Negli anni Ottanta gran parte delle nuove risorse derivanti dal riparto fiscale servirono ad ammortizzare gli effetti della crisi industriale. I nove/decimi ci hanno risparmiato la desolazione del Canavese dopo la fine dell’Olivetti, il cimitero di fabbriche abbandonate che costeggia la provinciale tra Lanzo e Ciriè o il silenzio dell’imponente manifattura di Cuorgné, monumentale testimonianza di un passato ormai remoto. Gli storici futuri ci diranno se, oltre a salvaguardare posti di lavoro moltiplicando il personale della Pubblica Amministrazione, foraggiando l’industria edile con una iniezione massiccia di committenza pubblica, distribuendo contributi a pioggia per salvare un agro-pastorale in estinzione, vi siano stati anche investimenti strategici in grado di garantire in futuro l’autosufficienza economica della Valle. Alcuni investimenti, possiamo già dirlo, sono riconosciuti a livello mondiale: il soccorso alpino, ad esempio, o l’Ecole d’Agriculture per l’eccellenza dei vini e dei formaggi. Nel complesso anche il forte di Bard. Altri sono stati disastri: il trenino di Cogne, l’aeroporto … Molti sono ancora in mezzo al guado: l’Università, o quella creatura sproporzionata e imbarazzante di Saint-Martin de Corléans.

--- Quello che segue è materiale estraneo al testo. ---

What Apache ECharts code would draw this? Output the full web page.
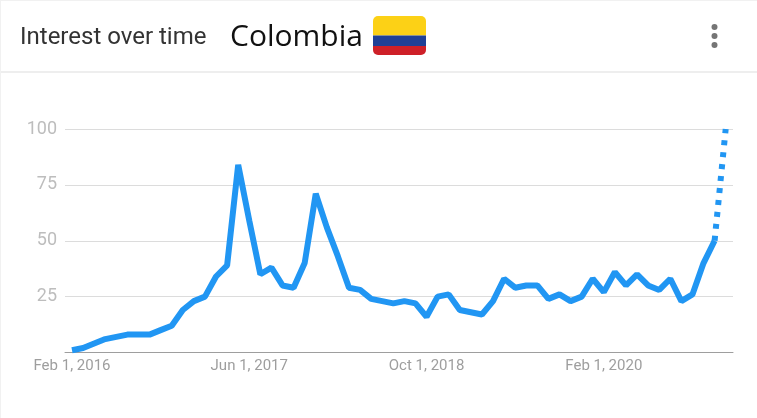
<!DOCTYPE html>
<html>
<head>
<meta charset="utf-8">
<title>Interest over time</title>
<style>
  html, body { margin: 0; padding: 0; background: #fff; }
  #main { width: 757px; height: 418px; }
</style>
</head>
<body>
<div id="main"></div>
<script src="https://cdn.jsdelivr.net/npm/echarts@6/dist/echarts.min.js"></script>
<script>
// monthly search interest
const interest = [
  1, 2, 4, 6, 7, 8, 8, 8, 10, 12, 19, 23, 25, 34, 39, 84, 59, 35, 38, 30,
  29, 40, 71, 56, 43, 29, 28, 24, 23, 22, 23, 22, 16, 25, 26, 19, 18, 17, 23, 33,
  29, 30, 30, 24, 26, 23, 25, 33, 27, 36, 30, 35, 30, 28, 33, 23, 26, 40, 50
];
// last stretch is the partial month, drawn dotted
const partial = [50, 100];
const tickIndexes = [0, 16, 32, 48];
const tickLabels = ["Feb 1, 2016", "Jun 1, 2017", "Oct 1, 2018", "Feb 1, 2020"];
const yTicks = [25, 50, 75, 100];

const solidPoints = interest.map((v, i) => [i, v]);
const dottedPoints = partial.map((v, i) => [interest.length - 1 + i, v]);

const chart = echarts.init(document.getElementById("main"), null, { renderer: "canvas" });

chart.setOption({
  animation: false,
  backgroundColor: "#ffffff",
  grid: { left: 65, top: 129, width: 668, height: 223.5 },
  xAxis: {
    type: "value",
    min: -0.632,
    max: 59.66,
    axisLine: { show: true, onZero: false, lineStyle: { color: "#9e9e9e", width: 1 } },
    axisTick: { show: false },
    splitLine: { show: false },
    axisLabel: {
      customValues: tickIndexes,
      showMinLabel: true,
      showMaxLabel: true,
      hideOverlap: false,
      margin: 6,
      fontFamily: "Roboto",
      fontSize: 15,
      color: "#9e9e9e",
      formatter: (v) => tickLabels[tickIndexes.indexOf(v)] || ""
    }
  },
  yAxis: {
    type: "value",
    min: 0,
    max: 100,
    interval: 25,
    axisLine: { show: false },
    axisTick: { show: false },
    splitLine: { lineStyle: { color: "#dcdcdc", width: 1 } },
    axisLabel: {
      margin: 8,
      padding: [2, 0, 0, 0],
      fontFamily: "Roboto",
      fontSize: 18,
      color: "#bdbdbd",
      formatter: (v) => (yTicks.includes(v) ? String(v) : "")
    }
  },
  series: [
    {
      type: "line",
      data: solidPoints,
      symbol: "none",
      clip: false,
      lineStyle: { color: "#2196f3", width: 6, cap: "butt", join: "bevel" }
    },
    {
      type: "line",
      data: dottedPoints,
      symbol: "none",
      clip: false,
      lineStyle: { color: "#2196f3", width: 6, type: [5, 7], cap: "butt" }
    }
  ],
  graphic: [
    // header
    { type: "rect", shape: { x: 0, y: 71.5, width: 757, height: 1 }, style: { fill: "#dddddd" } },
    { type: "rect", shape: { x: 0, y: 0, width: 1, height: 418 }, style: { fill: "#f1f1f1" } },
    { type: "rect", shape: { x: 0, y: 0, width: 757, height: 1 }, style: { fill: "#f1f1f1" } },
    {
      type: "text",
      x: 20,
      y: 38,
      style: {
        text: "Interest over time",
        fontFamily: "Roboto",
        fontSize: 24,
        fill: "#333333",
        verticalAlign: "middle"
      }
    },
    {
      type: "text",
      x: 230,
      y: 37,
      style: {
        text: "Colombia",
        fontFamily: "Open Sans",
        fontSize: 30,
        fill: "#111111",
        verticalAlign: "middle"
      }
    },
    // flag
    { type: "rect", shape: { x: 373, y: 16, width: 53, height: 19.5, r: [5, 5, 0, 0] }, style: { fill: "#fcd116" } },
    { type: "rect", shape: { x: 373, y: 35.5, width: 53, height: 10.5 }, style: { fill: "#1f4096" } },
    { type: "rect", shape: { x: 373, y: 46, width: 53, height: 9, r: [0, 0, 5, 5] }, style: { fill: "#ce2028" } },
    // menu dots
    { type: "circle", shape: { cx: 714.5, cy: 27, r: 3 }, style: { fill: "#757575" } },
    { type: "circle", shape: { cx: 714.5, cy: 36, r: 3 }, style: { fill: "#757575" } },
    { type: "circle", shape: { cx: 714.5, cy: 45, r: 3 }, style: { fill: "#757575" } }
  ]
});
</script>
</body>
</html>
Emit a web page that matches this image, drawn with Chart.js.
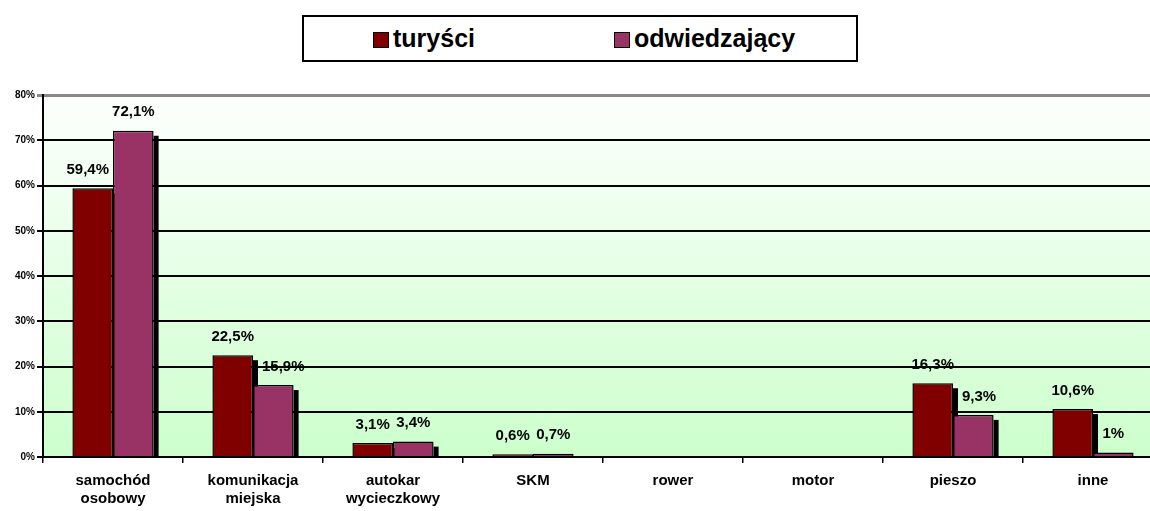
<!DOCTYPE html>
<html>
<head>
<meta charset="utf-8">
<script src="https://cdn.jsdelivr.net/npm/chart.js@4"></script>
<style>
  html, body { margin: 0; padding: 0; background: #fff; overflow: hidden; }
  #wrap { position: relative; width: 1150px; height: 511px; overflow: hidden; }
  #chart { position: absolute; left: 0; top: 0; }
  #legend {
    position: absolute; left: 302px; top: 15px; width: 552px; height: 43px;
    border: 2px solid #000; background: #fff;
    font: bold 25px "Liberation Sans", Arial, sans-serif; color: #000;
  }
  .item { position: absolute; top: 8px; line-height: 26px; white-space: nowrap; }
  .sw { display: inline-block; width: 14px; height: 14px; border: 1.5px solid #000; margin-right: 4px; vertical-align: -1px; }
</style>
</head>
<body>
<div id="wrap">
  <!-- obszar wykresu wychodzi poza prawą krawędź, jak w oryginale -->
  <canvas id="chart" width="1166" height="511"></canvas>
  <div id="legend">
    <span class="item" style="left:69px"><span class="sw" style="background:#800000"></span>turyści</span>
    <span class="item" style="left:310px"><span class="sw" style="background:#993366"></span>odwiedzający</span>
  </div>
</div>
<script>
// dane
const kategorie = [['samochód', 'osobowy'], ['komunikacja', 'miejska'], ['autokar', 'wycieczkowy'], 'SKM', 'rower', 'motor', 'pieszo', 'inne'];
const turysci = [59.4, 22.5, 3.1, 0.6, null, null, 16.3, 10.6];
const odwiedzajacy = [72.1, 15.9, 3.4, 0.7, null, null, 9.3, 1];
const yTicks = [0, 10, 20, 30, 40, 50, 60, 70, 80];

const FONT = '"Liberation Sans", Arial, sans-serif';
const CIEN = 5; // przesunięcie cienia słupka

// tło z gradientem w obszarze wykresu
const tloPlugin = {
    id: 'tlo',
    beforeDraw(chart) {
        const { ctx, chartArea: a } = chart;
        const g = ctx.createLinearGradient(0, a.top, 0, a.bottom);
        g.addColorStop(0, '#fdfffd');
        g.addColorStop(1, '#ccffcc');
        ctx.save();
        ctx.fillStyle = g;
        ctx.fillRect(a.left, a.top, a.right - a.left, a.bottom - a.top);
        ctx.restore();
    }
};

// cienie słupków + etykiety wartości
const slupkiPlugin = {
    id: 'slupki',
    beforeDatasetsDraw(chart) {
        const ctx = chart.ctx;
        ctx.save();
        ctx.fillStyle = '#000';
        chart.data.datasets.forEach((ds, i) => {
            chart.getDatasetMeta(i).data.forEach((bar, j) => {
                if (ds.data[j] == null) return;
                const p = bar.getProps(['x', 'y', 'base', 'width'], true);
                const right = p.x + p.width / 2;
                const top = Math.min(p.y + CIEN, p.base);
                ctx.fillRect(right, top, CIEN, p.base - top);
            });
        });
        ctx.restore();
    },
    afterDatasetsDraw(chart) {
        const ctx = chart.ctx;
        ctx.save();
        ctx.font = 'bold 15px ' + FONT;
        ctx.fillStyle = '#000';
        ctx.textAlign = 'center';
        ctx.textBaseline = 'bottom';
        const metas = chart.data.datasets.map((ds, i) => chart.getDatasetMeta(i));
        chart.data.datasets.forEach((ds, i) => {
            metas[i].data.forEach((bar, j) => {
                const v = ds.data[j];
                if (v == null) return;
                const p = bar.getProps(['x', 'y', 'width'], true);
                const txt = String(v).replace('.', ',') + '%';
                const w = ctx.measureText(txt).width;
                const yb = p.y - 11;
                let x = p.x;
                // odsuń etykietę od sąsiedniego, wyższego słupka
                if (i === 0 && metas[1] && odwiedzajacy[j] != null) {
                    const n = metas[1].data[j].getProps(['x', 'y', 'width'], true);
                    const nLeft = n.x - n.width / 2;
                    if (n.y < yb && x + w / 2 > nLeft - 4) x = nLeft - 4 - w / 2;
                }
                if (i === 1 && turysci[j] != null) {
                    const n = metas[0].data[j].getProps(['x', 'y', 'width'], true);
                    const shRight = n.x + n.width / 2 + CIEN;
                    if (n.y + CIEN < yb && x - w / 2 < shRight + 4) x = shRight + 4 + w / 2;
                }
                ctx.fillText(txt, x, yb);
            });
        });
        ctx.restore();
    }
};

new Chart(document.getElementById('chart').getContext('2d'), {
    type: 'bar',
    data: {
        labels: kategorie,
        datasets: [
            { label: 'turyści', data: turysci, backgroundColor: '#800000', borderColor: '#000', borderWidth: 1.5, borderSkipped: 'bottom' },
            { label: 'odwiedzający', data: odwiedzajacy, backgroundColor: '#993366', borderColor: '#000', borderWidth: 1.5, borderSkipped: 'bottom' }
        ]
    },
    options: {
        responsive: false,
        animation: false,
        events: [],
        layout: { padding: { top: 95, right: 3, left: 0, bottom: 0 } },
        datasets: { bar: { categoryPercentage: 0.58, barPercentage: 1 } },
        plugins: { legend: { display: false }, tooltip: { enabled: false } },
        scales: {
            x: {
                afterFit(s) { s.height = 54; },
                grid: { display: true, drawOnChartArea: false, drawTicks: true, tickLength: 6, color: '#000', lineWidth: 1.5, offset: true },
                border: { display: true, color: '#000', width: 2 },
                ticks: { color: '#000', font: { family: FONT, size: 15, weight: 'bold', lineHeight: 1.25 }, padding: 8, maxRotation: 0, autoSkip: false }
            },
            y: {
                min: 0, max: 80,
                afterFit(s) { s.width = 43; },
                afterBuildTicks(s) { s.ticks = yTicks.map(v => ({ value: v })); },
                grid: {
                    color: ctx => ctx.tick && ctx.tick.value === 80 ? '#888' : '#000',
                    lineWidth: ctx => ctx.tick && ctx.tick.value === 80 ? 3 : 2,
                    tickLength: 6, drawTicks: true
                },
                border: { display: true, color: '#000', width: 2 },
                ticks: { color: '#000', font: { family: FONT, size: 10, weight: 'bold' }, padding: 2, callback: v => v + '%' }
            }
        }
    },
    plugins: [tloPlugin, slupkiPlugin]
});
</script>
</body>
</html>
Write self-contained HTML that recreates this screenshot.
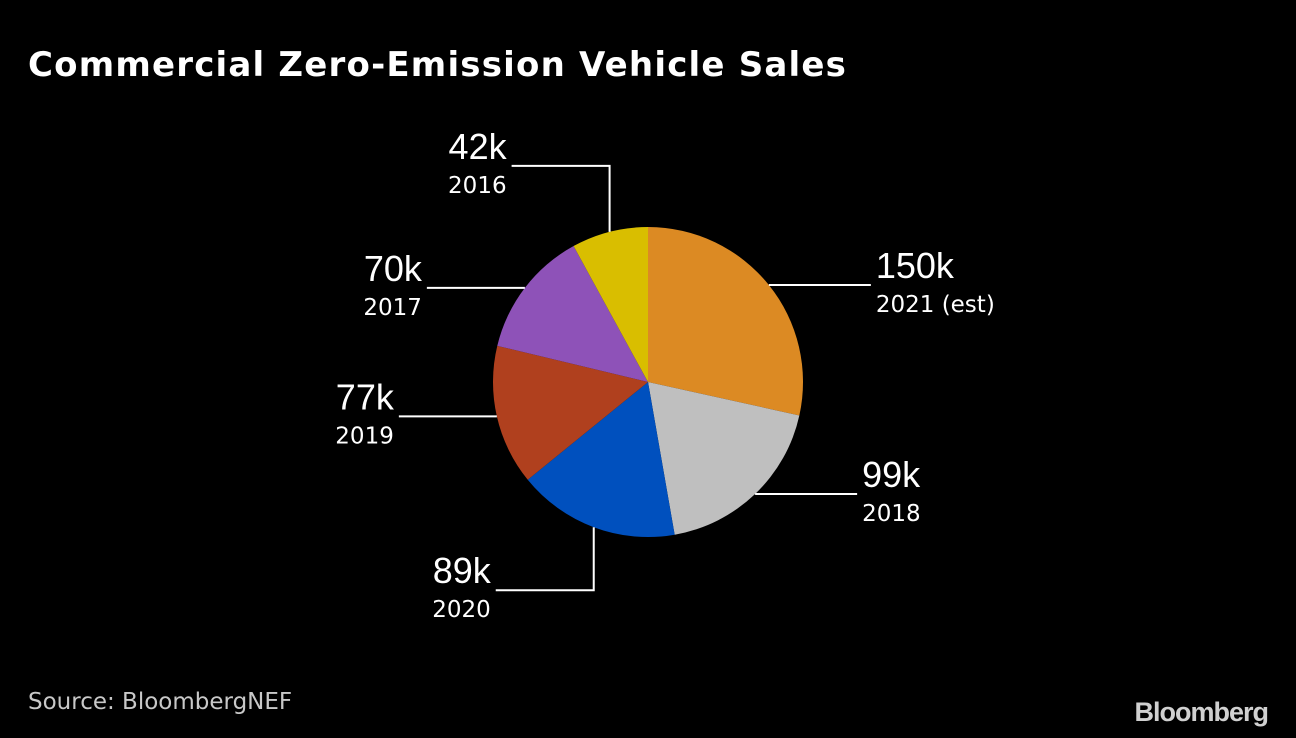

Ricordo la stagione molto creativa dei primi anni Novanta quando alcuni studiosi, ancora pieni di entusiasmo, raccolti intorno a una Table Ronde sotto lo sguardo paterno di Ilario Lanivi o per un volume della Storia d’Italia Einaudi sotto quello severo di Stuart Woolf, provarono a cercare idee. Non tanto per discutere se questa ricchezza fosse un diritto o un privilegio, “se virtù o fortuna”, per dirla con Machiavelli, quanto per vedere se, visto che i soldi c’erano e nessuno intendeva rifiutarli, li si poteva usare in modo produttivo. Consapevoli che quest’oro italico non sarebbe stato eterno, ci chiedevamo come lo si poteva investire per diventare in futuro non solo autonomi ma anche autosufficienti.
Ci lasciarono fare. Non capivamo niente di dinamiche elettorali. Vinsero altri che sapevano che il potere non si conquista con gli studi, i libri e le tavole rotonde, ma assicurandosi i pacchetti di voti.
Ora che i soldi sono sempre meno, non è escluso che possano tornare a servire le idee.